### [Task directions]
Below is some material; set it all down exactly, apart from the pictures.

### Dataset entries

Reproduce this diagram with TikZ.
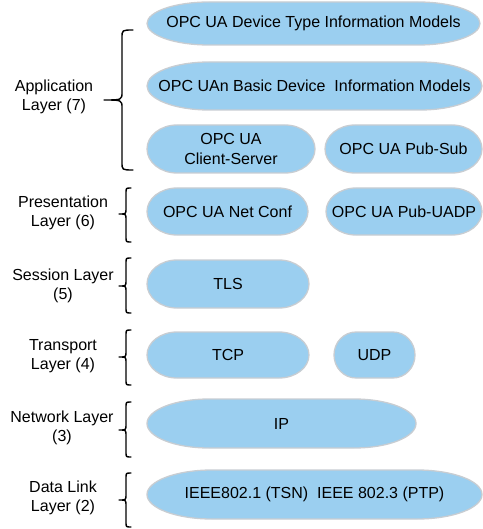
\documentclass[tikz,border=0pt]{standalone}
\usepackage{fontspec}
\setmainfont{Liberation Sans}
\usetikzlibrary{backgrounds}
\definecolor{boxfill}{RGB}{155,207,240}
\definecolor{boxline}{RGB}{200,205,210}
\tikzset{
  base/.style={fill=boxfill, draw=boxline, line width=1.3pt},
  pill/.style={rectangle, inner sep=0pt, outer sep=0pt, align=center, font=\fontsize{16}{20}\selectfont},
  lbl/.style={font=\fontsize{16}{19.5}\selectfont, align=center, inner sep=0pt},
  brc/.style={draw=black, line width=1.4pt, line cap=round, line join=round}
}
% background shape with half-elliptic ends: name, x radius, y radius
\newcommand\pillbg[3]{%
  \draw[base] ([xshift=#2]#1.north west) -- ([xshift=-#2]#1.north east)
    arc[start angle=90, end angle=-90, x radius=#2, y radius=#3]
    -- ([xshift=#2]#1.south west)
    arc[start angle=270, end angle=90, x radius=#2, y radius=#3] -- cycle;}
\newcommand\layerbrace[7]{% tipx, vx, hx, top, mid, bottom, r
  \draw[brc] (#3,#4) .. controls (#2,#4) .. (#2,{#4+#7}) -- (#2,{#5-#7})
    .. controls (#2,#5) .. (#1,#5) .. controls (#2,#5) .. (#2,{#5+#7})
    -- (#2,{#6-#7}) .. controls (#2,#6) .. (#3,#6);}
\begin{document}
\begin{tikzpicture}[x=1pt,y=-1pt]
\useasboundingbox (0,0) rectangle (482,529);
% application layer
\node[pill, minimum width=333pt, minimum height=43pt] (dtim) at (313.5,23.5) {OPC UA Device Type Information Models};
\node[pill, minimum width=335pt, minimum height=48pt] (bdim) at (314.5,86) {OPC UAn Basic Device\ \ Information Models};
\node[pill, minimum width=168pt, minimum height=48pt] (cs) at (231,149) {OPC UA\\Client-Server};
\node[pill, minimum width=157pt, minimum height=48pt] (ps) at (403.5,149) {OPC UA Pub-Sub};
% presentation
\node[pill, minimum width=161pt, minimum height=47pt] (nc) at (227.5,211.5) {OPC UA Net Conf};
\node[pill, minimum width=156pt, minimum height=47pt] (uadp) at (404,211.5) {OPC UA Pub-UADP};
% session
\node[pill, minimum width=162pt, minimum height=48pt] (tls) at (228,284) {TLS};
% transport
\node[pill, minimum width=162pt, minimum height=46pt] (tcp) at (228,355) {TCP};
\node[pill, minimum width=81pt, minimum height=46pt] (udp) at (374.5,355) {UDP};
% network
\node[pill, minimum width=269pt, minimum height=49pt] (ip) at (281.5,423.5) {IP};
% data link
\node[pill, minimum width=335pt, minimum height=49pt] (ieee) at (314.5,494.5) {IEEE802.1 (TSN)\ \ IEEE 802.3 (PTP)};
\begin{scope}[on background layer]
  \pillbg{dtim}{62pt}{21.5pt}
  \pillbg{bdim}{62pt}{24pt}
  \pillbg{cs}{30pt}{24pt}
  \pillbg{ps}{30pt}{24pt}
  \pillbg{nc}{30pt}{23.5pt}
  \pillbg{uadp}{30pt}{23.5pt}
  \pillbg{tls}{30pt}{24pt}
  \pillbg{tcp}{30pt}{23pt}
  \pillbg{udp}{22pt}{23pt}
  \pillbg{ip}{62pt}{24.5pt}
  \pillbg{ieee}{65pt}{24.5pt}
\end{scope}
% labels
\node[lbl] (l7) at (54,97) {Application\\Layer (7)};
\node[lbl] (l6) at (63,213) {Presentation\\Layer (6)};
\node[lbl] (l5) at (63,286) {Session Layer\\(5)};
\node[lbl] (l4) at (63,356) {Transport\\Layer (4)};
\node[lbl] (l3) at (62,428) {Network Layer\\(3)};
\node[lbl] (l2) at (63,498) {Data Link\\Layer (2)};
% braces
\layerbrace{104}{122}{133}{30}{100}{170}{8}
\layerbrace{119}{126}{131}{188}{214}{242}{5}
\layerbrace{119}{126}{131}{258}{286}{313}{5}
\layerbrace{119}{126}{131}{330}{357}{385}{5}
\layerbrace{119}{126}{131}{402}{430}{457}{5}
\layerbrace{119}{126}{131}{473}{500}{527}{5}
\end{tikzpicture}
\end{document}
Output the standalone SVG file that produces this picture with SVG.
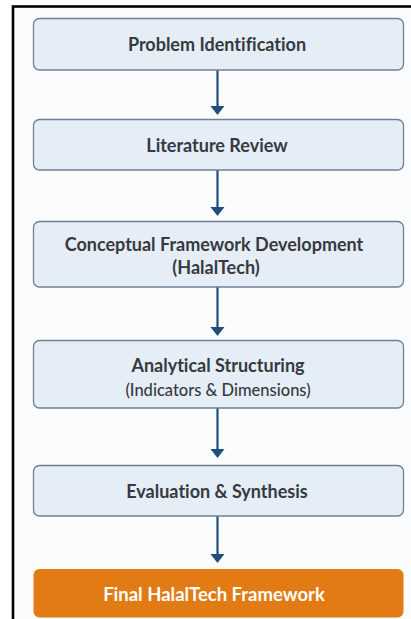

######

### [Correct response]
Reproduce this diagram with TikZ.
\documentclass[tikz,border=0pt]{standalone}
\usepackage{fontspec}
\setmainfont{Liberation Sans}
\usetikzlibrary{backgrounds}
\definecolor{boxfill}{RGB}{155,207,240}
\definecolor{boxline}{RGB}{200,205,210}
\tikzset{
  base/.style={fill=boxfill, draw=boxline, line width=1.3pt},
  pill/.style={rectangle, inner sep=0pt, outer sep=0pt, align=center, font=\fontsize{16}{20}\selectfont},
  lbl/.style={font=\fontsize{16}{19.5}\selectfont, align=center, inner sep=0pt},
  brc/.style={draw=black, line width=1.4pt, line cap=round, line join=round}
}
% background shape with half-elliptic ends: name, x radius, y radius
\newcommand\pillbg[3]{%
  \draw[base] ([xshift=#2]#1.north west) -- ([xshift=-#2]#1.north east)
    arc[start angle=90, end angle=-90, x radius=#2, y radius=#3]
    -- ([xshift=#2]#1.south west)
    arc[start angle=270, end angle=90, x radius=#2, y radius=#3] -- cycle;}
\newcommand\layerbrace[7]{% tipx, vx, hx, top, mid, bottom, r
  \draw[brc] (#3,#4) .. controls (#2,#4) .. (#2,{#4+#7}) -- (#2,{#5-#7})
    .. controls (#2,#5) .. (#1,#5) .. controls (#2,#5) .. (#2,{#5+#7})
    -- (#2,{#6-#7}) .. controls (#2,#6) .. (#3,#6);}
\begin{document}
\begin{tikzpicture}[x=1pt,y=-1pt]
\useasboundingbox (0,0) rectangle (482,529);
% application layer
\node[pill, minimum width=333pt, minimum height=43pt] (dtim) at (313.5,23.5) {OPC UA Device Type Information Models};
\node[pill, minimum width=335pt, minimum height=48pt] (bdim) at (314.5,86) {OPC UAn Basic Device\ \ Information Models};
\node[pill, minimum width=168pt, minimum height=48pt] (cs) at (231,149) {OPC UA\\Client-Server};
\node[pill, minimum width=157pt, minimum height=48pt] (ps) at (403.5,149) {OPC UA Pub-Sub};
% presentation
\node[pill, minimum width=161pt, minimum height=47pt] (nc) at (227.5,211.5) {OPC UA Net Conf};
\node[pill, minimum width=156pt, minimum height=47pt] (uadp) at (404,211.5) {OPC UA Pub-UADP};
% session
\node[pill, minimum width=162pt, minimum height=48pt] (tls) at (228,284) {TLS};
% transport
\node[pill, minimum width=162pt, minimum height=46pt] (tcp) at (228,355) {TCP};
\node[pill, minimum width=81pt, minimum height=46pt] (udp) at (374.5,355) {UDP};
% network
\node[pill, minimum width=269pt, minimum height=49pt] (ip) at (281.5,423.5) {IP};
% data link
\node[pill, minimum width=335pt, minimum height=49pt] (ieee) at (314.5,494.5) {IEEE802.1 (TSN)\ \ IEEE 802.3 (PTP)};
\begin{scope}[on background layer]
  \pillbg{dtim}{62pt}{21.5pt}
  \pillbg{bdim}{62pt}{24pt}
  \pillbg{cs}{30pt}{24pt}
  \pillbg{ps}{30pt}{24pt}
  \pillbg{nc}{30pt}{23.5pt}
  \pillbg{uadp}{30pt}{23.5pt}
  \pillbg{tls}{30pt}{24pt}
  \pillbg{tcp}{30pt}{23pt}
  \pillbg{udp}{22pt}{23pt}
  \pillbg{ip}{62pt}{24.5pt}
  \pillbg{ieee}{65pt}{24.5pt}
\end{scope}
% labels
\node[lbl] (l7) at (54,97) {Application\\Layer (7)};
\node[lbl] (l6) at (63,213) {Presentation\\Layer (6)};
\node[lbl] (l5) at (63,286) {Session Layer\\(5)};
\node[lbl] (l4) at (63,356) {Transport\\Layer (4)};
\node[lbl] (l3) at (62,428) {Network Layer\\(3)};
\node[lbl] (l2) at (63,498) {Data Link\\Layer (2)};
% braces
\layerbrace{104}{122}{133}{30}{100}{170}{8}
\layerbrace{119}{126}{131}{188}{214}{242}{5}
\layerbrace{119}{126}{131}{258}{286}{313}{5}
\layerbrace{119}{126}{131}{330}{357}{385}{5}
\layerbrace{119}{126}{131}{402}{430}{457}{5}
\layerbrace{119}{126}{131}{473}{500}{527}{5}
\end{tikzpicture}
\end{document}
Output the standalone SVG file that produces this picture with SVG.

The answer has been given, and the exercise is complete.